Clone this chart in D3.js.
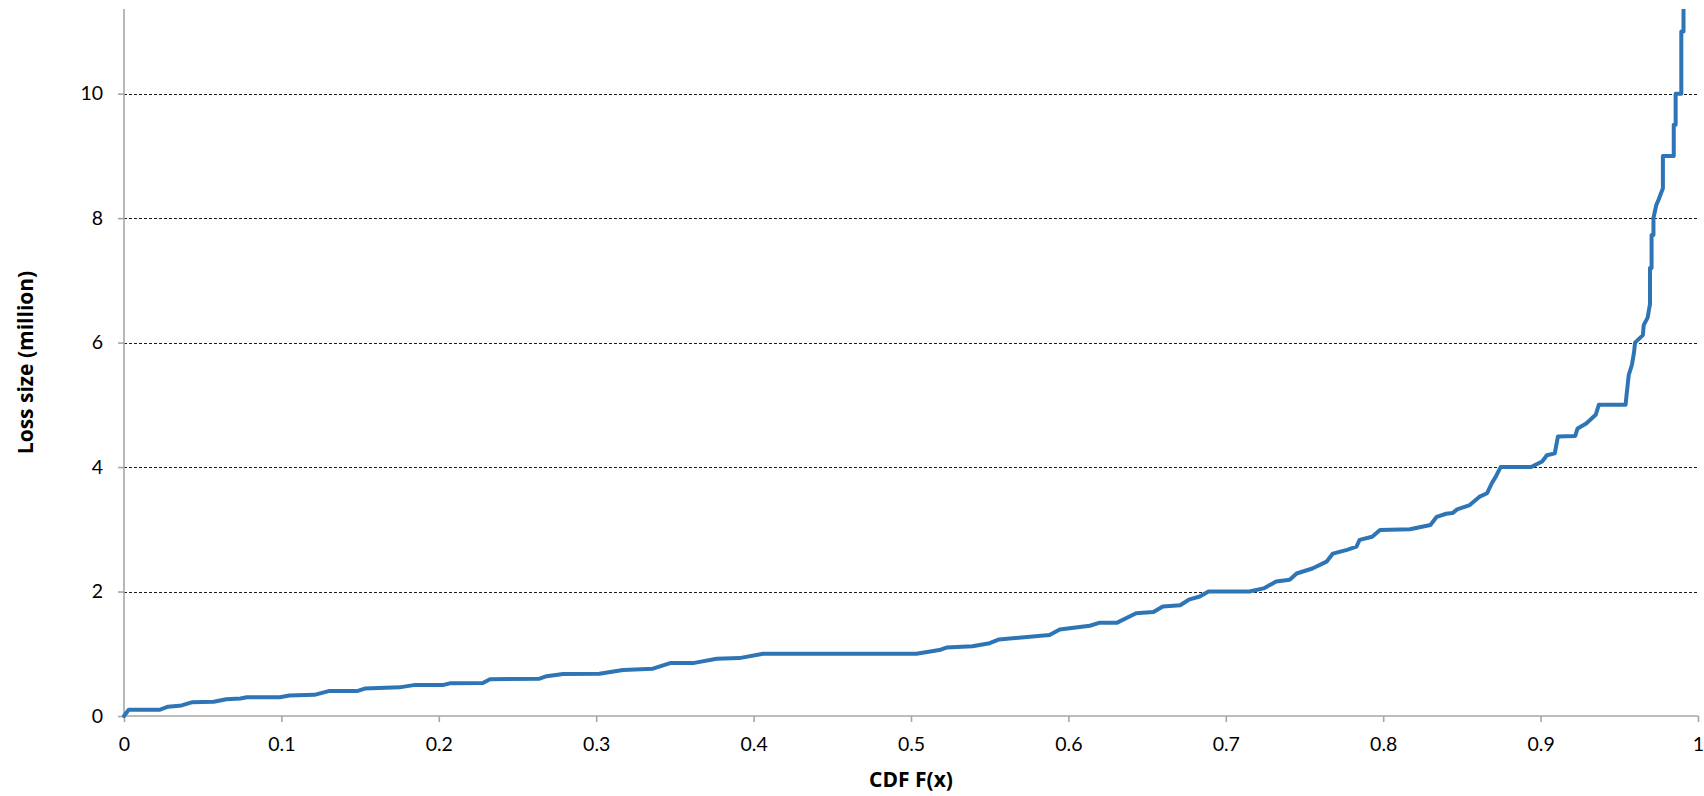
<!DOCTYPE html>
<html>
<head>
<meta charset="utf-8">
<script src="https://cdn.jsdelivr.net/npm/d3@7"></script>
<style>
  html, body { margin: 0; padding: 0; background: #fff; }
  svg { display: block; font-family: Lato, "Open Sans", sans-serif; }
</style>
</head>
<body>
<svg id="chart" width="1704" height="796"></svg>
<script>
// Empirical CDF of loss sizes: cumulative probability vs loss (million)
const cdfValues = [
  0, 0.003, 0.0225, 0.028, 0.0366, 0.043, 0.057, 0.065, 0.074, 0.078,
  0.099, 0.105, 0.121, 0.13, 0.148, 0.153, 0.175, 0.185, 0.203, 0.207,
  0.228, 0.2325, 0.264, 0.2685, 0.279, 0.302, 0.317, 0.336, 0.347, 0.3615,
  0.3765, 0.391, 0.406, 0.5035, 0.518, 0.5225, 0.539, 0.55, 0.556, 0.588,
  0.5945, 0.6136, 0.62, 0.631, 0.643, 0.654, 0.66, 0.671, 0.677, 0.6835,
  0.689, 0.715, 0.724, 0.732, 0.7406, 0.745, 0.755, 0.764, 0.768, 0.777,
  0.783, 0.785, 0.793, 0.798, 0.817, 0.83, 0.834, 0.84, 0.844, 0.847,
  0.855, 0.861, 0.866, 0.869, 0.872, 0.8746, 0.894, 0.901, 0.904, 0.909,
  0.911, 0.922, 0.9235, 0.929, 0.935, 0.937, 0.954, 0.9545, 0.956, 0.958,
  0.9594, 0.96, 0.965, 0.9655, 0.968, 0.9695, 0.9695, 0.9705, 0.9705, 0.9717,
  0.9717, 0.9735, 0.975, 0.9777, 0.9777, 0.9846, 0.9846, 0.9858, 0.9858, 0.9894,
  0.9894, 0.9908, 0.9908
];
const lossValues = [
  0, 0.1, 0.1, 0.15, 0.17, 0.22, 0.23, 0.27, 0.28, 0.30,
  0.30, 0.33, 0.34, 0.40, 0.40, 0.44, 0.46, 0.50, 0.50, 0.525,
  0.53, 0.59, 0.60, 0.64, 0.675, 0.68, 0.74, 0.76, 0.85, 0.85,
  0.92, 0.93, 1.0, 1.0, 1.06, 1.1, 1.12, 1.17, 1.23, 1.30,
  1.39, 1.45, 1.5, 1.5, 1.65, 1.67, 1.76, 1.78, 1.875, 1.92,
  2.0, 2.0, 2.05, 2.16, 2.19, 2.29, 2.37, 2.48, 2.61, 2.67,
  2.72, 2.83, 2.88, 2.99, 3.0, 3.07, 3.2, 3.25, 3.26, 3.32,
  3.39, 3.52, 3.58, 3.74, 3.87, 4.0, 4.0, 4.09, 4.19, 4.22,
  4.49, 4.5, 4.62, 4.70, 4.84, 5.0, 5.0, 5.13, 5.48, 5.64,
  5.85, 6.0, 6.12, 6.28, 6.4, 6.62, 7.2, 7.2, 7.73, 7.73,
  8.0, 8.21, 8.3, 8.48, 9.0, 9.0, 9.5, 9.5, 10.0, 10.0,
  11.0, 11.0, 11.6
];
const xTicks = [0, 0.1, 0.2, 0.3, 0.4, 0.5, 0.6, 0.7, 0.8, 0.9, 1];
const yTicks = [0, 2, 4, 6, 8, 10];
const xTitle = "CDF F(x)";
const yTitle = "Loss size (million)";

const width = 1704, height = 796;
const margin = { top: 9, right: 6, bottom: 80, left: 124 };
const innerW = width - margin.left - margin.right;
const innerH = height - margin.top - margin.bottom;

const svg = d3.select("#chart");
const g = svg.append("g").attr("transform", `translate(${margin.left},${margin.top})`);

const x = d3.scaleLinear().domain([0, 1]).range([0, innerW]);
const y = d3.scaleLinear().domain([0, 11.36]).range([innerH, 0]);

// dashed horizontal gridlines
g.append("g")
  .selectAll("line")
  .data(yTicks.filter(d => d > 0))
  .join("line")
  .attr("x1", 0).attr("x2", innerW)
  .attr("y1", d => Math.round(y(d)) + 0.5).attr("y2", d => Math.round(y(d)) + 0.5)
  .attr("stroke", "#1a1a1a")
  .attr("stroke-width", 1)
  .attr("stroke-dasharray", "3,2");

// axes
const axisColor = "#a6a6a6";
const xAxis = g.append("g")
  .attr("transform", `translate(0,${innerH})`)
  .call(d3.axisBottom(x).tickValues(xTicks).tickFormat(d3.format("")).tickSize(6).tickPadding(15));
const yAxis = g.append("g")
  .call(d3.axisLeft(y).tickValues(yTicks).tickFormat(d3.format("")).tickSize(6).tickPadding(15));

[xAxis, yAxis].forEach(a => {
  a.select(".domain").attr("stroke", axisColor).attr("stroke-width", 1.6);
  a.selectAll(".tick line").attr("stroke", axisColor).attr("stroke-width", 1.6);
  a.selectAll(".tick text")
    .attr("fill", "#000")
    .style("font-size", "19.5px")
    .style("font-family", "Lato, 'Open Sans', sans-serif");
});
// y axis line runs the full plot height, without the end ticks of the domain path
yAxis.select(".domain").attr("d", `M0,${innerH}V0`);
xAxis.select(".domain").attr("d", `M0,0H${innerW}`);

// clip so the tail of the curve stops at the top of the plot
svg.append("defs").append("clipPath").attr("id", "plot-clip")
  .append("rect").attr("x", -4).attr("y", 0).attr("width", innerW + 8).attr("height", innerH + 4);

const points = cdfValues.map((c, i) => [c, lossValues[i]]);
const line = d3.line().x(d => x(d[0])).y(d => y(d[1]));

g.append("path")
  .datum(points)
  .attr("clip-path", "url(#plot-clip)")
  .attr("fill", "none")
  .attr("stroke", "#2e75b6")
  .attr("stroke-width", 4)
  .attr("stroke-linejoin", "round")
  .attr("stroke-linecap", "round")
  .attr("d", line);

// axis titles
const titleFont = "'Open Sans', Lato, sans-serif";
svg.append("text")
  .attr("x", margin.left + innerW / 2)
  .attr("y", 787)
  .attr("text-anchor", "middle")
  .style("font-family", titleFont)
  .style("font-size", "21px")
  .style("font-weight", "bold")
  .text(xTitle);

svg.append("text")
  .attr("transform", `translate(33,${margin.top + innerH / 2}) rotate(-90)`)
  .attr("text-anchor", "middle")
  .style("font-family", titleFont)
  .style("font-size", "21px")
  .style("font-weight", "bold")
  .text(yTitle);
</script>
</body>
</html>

PROBLEM STATEMENT - Print the listing above in full, exactly as written. Omit any pictures.

COMPLETED EXERCISE -
Clone this chart in D3.js.
<!DOCTYPE html>
<html>
<head>
<meta charset="utf-8">
<script src="https://cdn.jsdelivr.net/npm/d3@7"></script>
<style>
  html, body { margin: 0; padding: 0; background: #fff; }
  svg { display: block; font-family: Lato, "Open Sans", sans-serif; }
</style>
</head>
<body>
<svg id="chart" width="1704" height="796"></svg>
<script>
// Empirical CDF of loss sizes: cumulative probability vs loss (million)
const cdfValues = [
  0, 0.003, 0.0225, 0.028, 0.0366, 0.043, 0.057, 0.065, 0.074, 0.078,
  0.099, 0.105, 0.121, 0.13, 0.148, 0.153, 0.175, 0.185, 0.203, 0.207,
  0.228, 0.2325, 0.264, 0.2685, 0.279, 0.302, 0.317, 0.336, 0.347, 0.3615,
  0.3765, 0.391, 0.406, 0.5035, 0.518, 0.5225, 0.539, 0.55, 0.556, 0.588,
  0.5945, 0.6136, 0.62, 0.631, 0.643, 0.654, 0.66, 0.671, 0.677, 0.6835,
  0.689, 0.715, 0.724, 0.732, 0.7406, 0.745, 0.755, 0.764, 0.768, 0.777,
  0.783, 0.785, 0.793, 0.798, 0.817, 0.83, 0.834, 0.84, 0.844, 0.847,
  0.855, 0.861, 0.866, 0.869, 0.872, 0.8746, 0.894, 0.901, 0.904, 0.909,
  0.911, 0.922, 0.9235, 0.929, 0.935, 0.937, 0.954, 0.9545, 0.956, 0.958,
  0.9594, 0.96, 0.965, 0.9655, 0.968, 0.9695, 0.9695, 0.9705, 0.9705, 0.9717,
  0.9717, 0.9735, 0.975, 0.9777, 0.9777, 0.9846, 0.9846, 0.9858, 0.9858, 0.9894,
  0.9894, 0.9908, 0.9908
];
const lossValues = [
  0, 0.1, 0.1, 0.15, 0.17, 0.22, 0.23, 0.27, 0.28, 0.30,
  0.30, 0.33, 0.34, 0.40, 0.40, 0.44, 0.46, 0.50, 0.50, 0.525,
  0.53, 0.59, 0.60, 0.64, 0.675, 0.68, 0.74, 0.76, 0.85, 0.85,
  0.92, 0.93, 1.0, 1.0, 1.06, 1.1, 1.12, 1.17, 1.23, 1.30,
  1.39, 1.45, 1.5, 1.5, 1.65, 1.67, 1.76, 1.78, 1.875, 1.92,
  2.0, 2.0, 2.05, 2.16, 2.19, 2.29, 2.37, 2.48, 2.61, 2.67,
  2.72, 2.83, 2.88, 2.99, 3.0, 3.07, 3.2, 3.25, 3.26, 3.32,
  3.39, 3.52, 3.58, 3.74, 3.87, 4.0, 4.0, 4.09, 4.19, 4.22,
  4.49, 4.5, 4.62, 4.70, 4.84, 5.0, 5.0, 5.13, 5.48, 5.64,
  5.85, 6.0, 6.12, 6.28, 6.4, 6.62, 7.2, 7.2, 7.73, 7.73,
  8.0, 8.21, 8.3, 8.48, 9.0, 9.0, 9.5, 9.5, 10.0, 10.0,
  11.0, 11.0, 11.6
];
const xTicks = [0, 0.1, 0.2, 0.3, 0.4, 0.5, 0.6, 0.7, 0.8, 0.9, 1];
const yTicks = [0, 2, 4, 6, 8, 10];
const xTitle = "CDF F(x)";
const yTitle = "Loss size (million)";

const width = 1704, height = 796;
const margin = { top: 9, right: 6, bottom: 80, left: 124 };
const innerW = width - margin.left - margin.right;
const innerH = height - margin.top - margin.bottom;

const svg = d3.select("#chart");
const g = svg.append("g").attr("transform", `translate(${margin.left},${margin.top})`);

const x = d3.scaleLinear().domain([0, 1]).range([0, innerW]);
const y = d3.scaleLinear().domain([0, 11.36]).range([innerH, 0]);

// dashed horizontal gridlines
g.append("g")
  .selectAll("line")
  .data(yTicks.filter(d => d > 0))
  .join("line")
  .attr("x1", 0).attr("x2", innerW)
  .attr("y1", d => Math.round(y(d)) + 0.5).attr("y2", d => Math.round(y(d)) + 0.5)
  .attr("stroke", "#1a1a1a")
  .attr("stroke-width", 1)
  .attr("stroke-dasharray", "3,2");

// axes
const axisColor = "#a6a6a6";
const xAxis = g.append("g")
  .attr("transform", `translate(0,${innerH})`)
  .call(d3.axisBottom(x).tickValues(xTicks).tickFormat(d3.format("")).tickSize(6).tickPadding(15));
const yAxis = g.append("g")
  .call(d3.axisLeft(y).tickValues(yTicks).tickFormat(d3.format("")).tickSize(6).tickPadding(15));

[xAxis, yAxis].forEach(a => {
  a.select(".domain").attr("stroke", axisColor).attr("stroke-width", 1.6);
  a.selectAll(".tick line").attr("stroke", axisColor).attr("stroke-width", 1.6);
  a.selectAll(".tick text")
    .attr("fill", "#000")
    .style("font-size", "19.5px")
    .style("font-family", "Lato, 'Open Sans', sans-serif");
});
// y axis line runs the full plot height, without the end ticks of the domain path
yAxis.select(".domain").attr("d", `M0,${innerH}V0`);
xAxis.select(".domain").attr("d", `M0,0H${innerW}`);

// clip so the tail of the curve stops at the top of the plot
svg.append("defs").append("clipPath").attr("id", "plot-clip")
  .append("rect").attr("x", -4).attr("y", 0).attr("width", innerW + 8).attr("height", innerH + 4);

const points = cdfValues.map((c, i) => [c, lossValues[i]]);
const line = d3.line().x(d => x(d[0])).y(d => y(d[1]));

g.append("path")
  .datum(points)
  .attr("clip-path", "url(#plot-clip)")
  .attr("fill", "none")
  .attr("stroke", "#2e75b6")
  .attr("stroke-width", 4)
  .attr("stroke-linejoin", "round")
  .attr("stroke-linecap", "round")
  .attr("d", line);

// axis titles
const titleFont = "'Open Sans', Lato, sans-serif";
svg.append("text")
  .attr("x", margin.left + innerW / 2)
  .attr("y", 787)
  .attr("text-anchor", "middle")
  .style("font-family", titleFont)
  .style("font-size", "21px")
  .style("font-weight", "bold")
  .text(xTitle);

svg.append("text")
  .attr("transform", `translate(33,${margin.top + innerH / 2}) rotate(-90)`)
  .attr("text-anchor", "middle")
  .style("font-family", titleFont)
  .style("font-size", "21px")
  .style("font-weight", "bold")
  .text(yTitle);
</script>
</body>
</html>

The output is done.